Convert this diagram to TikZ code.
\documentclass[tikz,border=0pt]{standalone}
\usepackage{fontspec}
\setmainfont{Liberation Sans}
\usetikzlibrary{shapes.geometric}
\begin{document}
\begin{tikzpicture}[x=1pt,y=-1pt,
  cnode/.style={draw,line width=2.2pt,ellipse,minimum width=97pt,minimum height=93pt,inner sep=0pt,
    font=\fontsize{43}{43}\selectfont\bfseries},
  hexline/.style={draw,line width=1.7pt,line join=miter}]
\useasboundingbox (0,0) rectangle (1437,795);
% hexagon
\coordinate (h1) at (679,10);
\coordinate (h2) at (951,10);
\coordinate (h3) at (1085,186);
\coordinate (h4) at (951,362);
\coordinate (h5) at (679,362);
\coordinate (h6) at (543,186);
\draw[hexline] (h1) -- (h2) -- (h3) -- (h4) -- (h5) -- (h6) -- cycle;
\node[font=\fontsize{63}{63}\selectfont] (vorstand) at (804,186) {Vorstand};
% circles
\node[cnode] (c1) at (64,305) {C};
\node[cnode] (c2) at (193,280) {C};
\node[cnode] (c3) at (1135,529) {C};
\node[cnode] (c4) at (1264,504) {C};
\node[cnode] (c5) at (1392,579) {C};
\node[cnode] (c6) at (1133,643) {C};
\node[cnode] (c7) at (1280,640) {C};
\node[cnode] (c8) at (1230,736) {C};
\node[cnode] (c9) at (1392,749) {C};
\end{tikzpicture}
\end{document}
...
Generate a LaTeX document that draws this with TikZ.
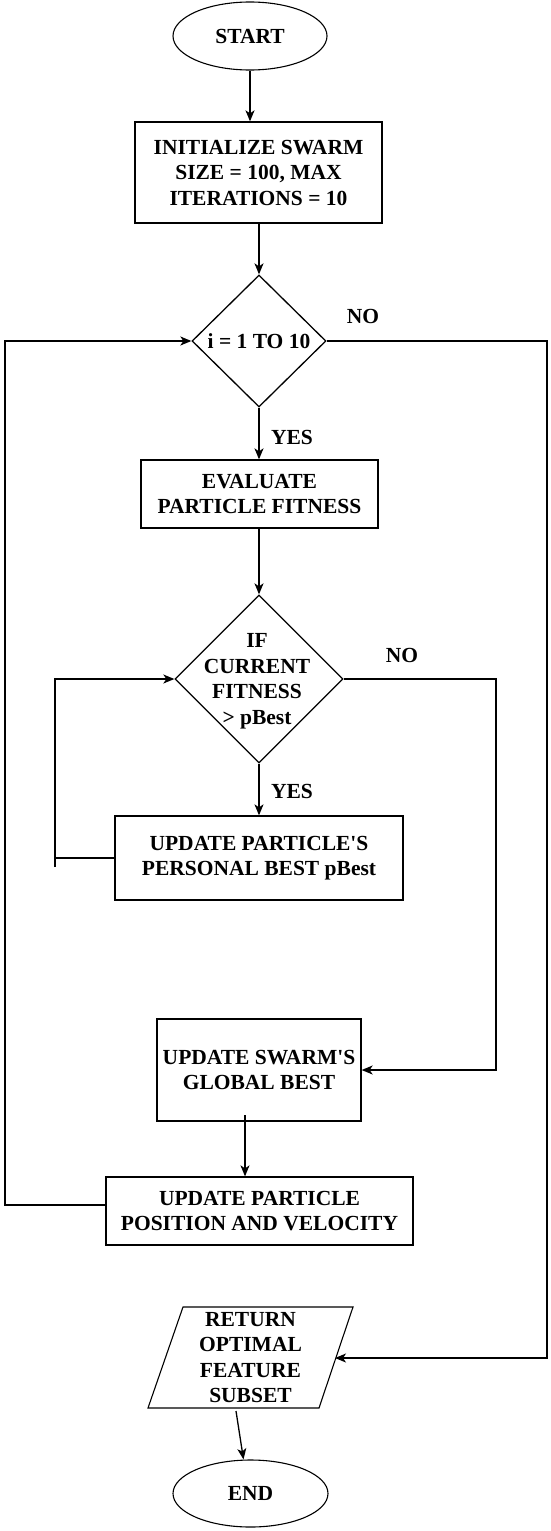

▶ _WHAT TO DO_
Select and copy every line of the listing with the word "this".

▶ _WRITTEN ANSWER_
Convert this diagram to TikZ code.
Generate a LaTeX document that draws this with TikZ.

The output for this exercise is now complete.